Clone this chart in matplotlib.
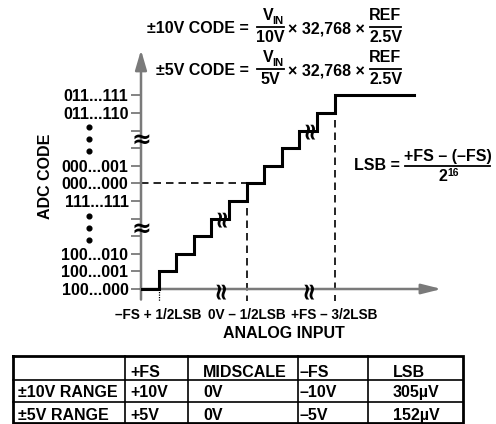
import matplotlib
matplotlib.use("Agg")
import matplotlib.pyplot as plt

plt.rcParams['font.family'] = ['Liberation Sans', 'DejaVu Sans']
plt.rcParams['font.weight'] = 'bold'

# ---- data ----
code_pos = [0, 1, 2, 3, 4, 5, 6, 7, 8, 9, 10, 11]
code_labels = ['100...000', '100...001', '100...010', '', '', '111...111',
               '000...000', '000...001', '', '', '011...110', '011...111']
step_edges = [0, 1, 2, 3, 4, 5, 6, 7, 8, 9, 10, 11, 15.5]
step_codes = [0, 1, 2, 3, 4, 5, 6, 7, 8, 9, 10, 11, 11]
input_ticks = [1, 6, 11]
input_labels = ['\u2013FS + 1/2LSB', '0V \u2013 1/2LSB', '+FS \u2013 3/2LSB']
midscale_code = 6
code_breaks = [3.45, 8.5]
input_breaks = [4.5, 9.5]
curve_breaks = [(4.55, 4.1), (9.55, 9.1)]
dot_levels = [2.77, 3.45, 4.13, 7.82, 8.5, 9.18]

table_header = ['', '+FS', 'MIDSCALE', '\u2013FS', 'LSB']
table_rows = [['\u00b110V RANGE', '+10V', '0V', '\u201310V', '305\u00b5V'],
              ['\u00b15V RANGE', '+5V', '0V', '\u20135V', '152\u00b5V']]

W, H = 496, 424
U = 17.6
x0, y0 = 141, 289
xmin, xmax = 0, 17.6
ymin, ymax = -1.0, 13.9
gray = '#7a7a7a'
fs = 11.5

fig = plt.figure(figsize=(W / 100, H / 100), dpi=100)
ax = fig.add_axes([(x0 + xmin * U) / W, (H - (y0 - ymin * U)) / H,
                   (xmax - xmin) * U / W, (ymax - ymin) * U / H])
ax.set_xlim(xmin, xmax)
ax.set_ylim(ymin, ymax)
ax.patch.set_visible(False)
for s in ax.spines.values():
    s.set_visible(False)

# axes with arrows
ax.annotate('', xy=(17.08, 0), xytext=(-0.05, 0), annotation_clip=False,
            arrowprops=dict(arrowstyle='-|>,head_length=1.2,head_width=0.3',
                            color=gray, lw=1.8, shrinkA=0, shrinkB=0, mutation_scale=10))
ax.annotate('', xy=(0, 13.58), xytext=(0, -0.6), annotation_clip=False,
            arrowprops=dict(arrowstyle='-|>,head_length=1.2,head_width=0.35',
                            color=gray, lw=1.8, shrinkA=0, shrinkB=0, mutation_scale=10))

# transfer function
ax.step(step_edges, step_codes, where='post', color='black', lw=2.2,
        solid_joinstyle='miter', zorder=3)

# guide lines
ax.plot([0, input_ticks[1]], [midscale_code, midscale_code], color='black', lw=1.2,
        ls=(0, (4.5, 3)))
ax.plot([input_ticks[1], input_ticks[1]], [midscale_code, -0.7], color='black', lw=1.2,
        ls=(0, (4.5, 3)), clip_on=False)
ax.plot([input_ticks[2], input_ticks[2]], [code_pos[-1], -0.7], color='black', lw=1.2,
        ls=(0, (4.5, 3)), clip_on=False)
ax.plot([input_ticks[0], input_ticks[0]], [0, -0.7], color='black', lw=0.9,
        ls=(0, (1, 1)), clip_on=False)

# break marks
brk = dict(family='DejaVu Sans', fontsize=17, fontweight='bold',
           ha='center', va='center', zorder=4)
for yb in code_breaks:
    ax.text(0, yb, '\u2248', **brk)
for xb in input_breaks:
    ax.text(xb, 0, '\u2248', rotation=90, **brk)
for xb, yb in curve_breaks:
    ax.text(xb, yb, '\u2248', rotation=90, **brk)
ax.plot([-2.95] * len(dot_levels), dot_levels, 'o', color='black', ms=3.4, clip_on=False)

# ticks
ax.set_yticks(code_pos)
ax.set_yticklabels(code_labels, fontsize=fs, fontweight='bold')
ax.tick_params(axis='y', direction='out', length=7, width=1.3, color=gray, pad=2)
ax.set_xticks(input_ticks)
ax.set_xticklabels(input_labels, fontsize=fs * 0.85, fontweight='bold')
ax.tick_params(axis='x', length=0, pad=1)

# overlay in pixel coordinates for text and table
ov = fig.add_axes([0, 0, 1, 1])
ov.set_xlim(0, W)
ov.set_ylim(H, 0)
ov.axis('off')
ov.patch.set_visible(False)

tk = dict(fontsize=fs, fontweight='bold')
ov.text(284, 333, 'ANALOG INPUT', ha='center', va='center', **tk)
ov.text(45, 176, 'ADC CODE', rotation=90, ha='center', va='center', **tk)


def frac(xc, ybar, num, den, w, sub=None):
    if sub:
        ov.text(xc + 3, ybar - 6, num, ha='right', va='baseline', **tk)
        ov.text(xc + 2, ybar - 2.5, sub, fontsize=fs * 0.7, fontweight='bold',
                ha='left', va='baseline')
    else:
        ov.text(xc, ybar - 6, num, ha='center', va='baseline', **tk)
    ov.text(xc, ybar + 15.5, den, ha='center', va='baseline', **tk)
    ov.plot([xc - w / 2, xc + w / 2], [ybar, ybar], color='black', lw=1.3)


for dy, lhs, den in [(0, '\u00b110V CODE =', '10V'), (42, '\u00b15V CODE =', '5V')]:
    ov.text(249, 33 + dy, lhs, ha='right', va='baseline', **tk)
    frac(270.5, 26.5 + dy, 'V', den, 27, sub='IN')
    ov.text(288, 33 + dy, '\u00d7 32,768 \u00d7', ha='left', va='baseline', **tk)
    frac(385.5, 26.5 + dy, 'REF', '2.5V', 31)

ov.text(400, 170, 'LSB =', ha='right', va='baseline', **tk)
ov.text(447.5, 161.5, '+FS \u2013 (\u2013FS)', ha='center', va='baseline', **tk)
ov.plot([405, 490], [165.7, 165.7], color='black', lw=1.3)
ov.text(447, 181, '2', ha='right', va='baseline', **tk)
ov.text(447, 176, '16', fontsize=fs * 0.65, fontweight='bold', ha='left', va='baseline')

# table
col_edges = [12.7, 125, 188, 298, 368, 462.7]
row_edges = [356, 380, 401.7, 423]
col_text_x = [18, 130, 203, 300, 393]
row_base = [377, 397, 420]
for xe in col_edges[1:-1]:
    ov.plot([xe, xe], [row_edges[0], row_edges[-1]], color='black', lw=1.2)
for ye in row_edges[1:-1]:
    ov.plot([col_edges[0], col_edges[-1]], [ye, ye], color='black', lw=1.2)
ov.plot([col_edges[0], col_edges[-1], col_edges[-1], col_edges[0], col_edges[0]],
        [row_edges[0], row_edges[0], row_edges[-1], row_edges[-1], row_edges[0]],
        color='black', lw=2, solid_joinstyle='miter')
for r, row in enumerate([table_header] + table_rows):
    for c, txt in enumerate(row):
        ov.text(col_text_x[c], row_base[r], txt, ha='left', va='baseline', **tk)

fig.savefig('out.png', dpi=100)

What is being asked:
Exactly as written, please give again the lines from the beginning of the listing through the line containing "solid_joinstyle='miter', zorder=3)", inclusive, without any pictures.

The output:
Clone this chart in matplotlib.
import matplotlib
matplotlib.use("Agg")
import matplotlib.pyplot as plt

plt.rcParams['font.family'] = ['Liberation Sans', 'DejaVu Sans']
plt.rcParams['font.weight'] = 'bold'

# ---- data ----
code_pos = [0, 1, 2, 3, 4, 5, 6, 7, 8, 9, 10, 11]
code_labels = ['100...000', '100...001', '100...010', '', '', '111...111',
               '000...000', '000...001', '', '', '011...110', '011...111']
step_edges = [0, 1, 2, 3, 4, 5, 6, 7, 8, 9, 10, 11, 15.5]
step_codes = [0, 1, 2, 3, 4, 5, 6, 7, 8, 9, 10, 11, 11]
input_ticks = [1, 6, 11]
input_labels = ['\u2013FS + 1/2LSB', '0V \u2013 1/2LSB', '+FS \u2013 3/2LSB']
midscale_code = 6
code_breaks = [3.45, 8.5]
input_breaks = [4.5, 9.5]
curve_breaks = [(4.55, 4.1), (9.55, 9.1)]
dot_levels = [2.77, 3.45, 4.13, 7.82, 8.5, 9.18]

table_header = ['', '+FS', 'MIDSCALE', '\u2013FS', 'LSB']
table_rows = [['\u00b110V RANGE', '+10V', '0V', '\u201310V', '305\u00b5V'],
              ['\u00b15V RANGE', '+5V', '0V', '\u20135V', '152\u00b5V']]

W, H = 496, 424
U = 17.6
x0, y0 = 141, 289
xmin, xmax = 0, 17.6
ymin, ymax = -1.0, 13.9
gray = '#7a7a7a'
fs = 11.5

fig = plt.figure(figsize=(W / 100, H / 100), dpi=100)
ax = fig.add_axes([(x0 + xmin * U) / W, (H - (y0 - ymin * U)) / H,
                   (xmax - xmin) * U / W, (ymax - ymin) * U / H])
ax.set_xlim(xmin, xmax)
ax.set_ylim(ymin, ymax)
ax.patch.set_visible(False)
for s in ax.spines.values():
    s.set_visible(False)

# axes with arrows
ax.annotate('', xy=(17.08, 0), xytext=(-0.05, 0), annotation_clip=False,
            arrowprops=dict(arrowstyle='-|>,head_length=1.2,head_width=0.3',
                            color=gray, lw=1.8, shrinkA=0, shrinkB=0, mutation_scale=10))
ax.annotate('', xy=(0, 13.58), xytext=(0, -0.6), annotation_clip=False,
            arrowprops=dict(arrowstyle='-|>,head_length=1.2,head_width=0.35',
                            color=gray, lw=1.8, shrinkA=0, shrinkB=0, mutation_scale=10))

# transfer function
ax.step(step_edges, step_codes, where='post', color='black', lw=2.2,
        solid_joinstyle='miter', zorder=3)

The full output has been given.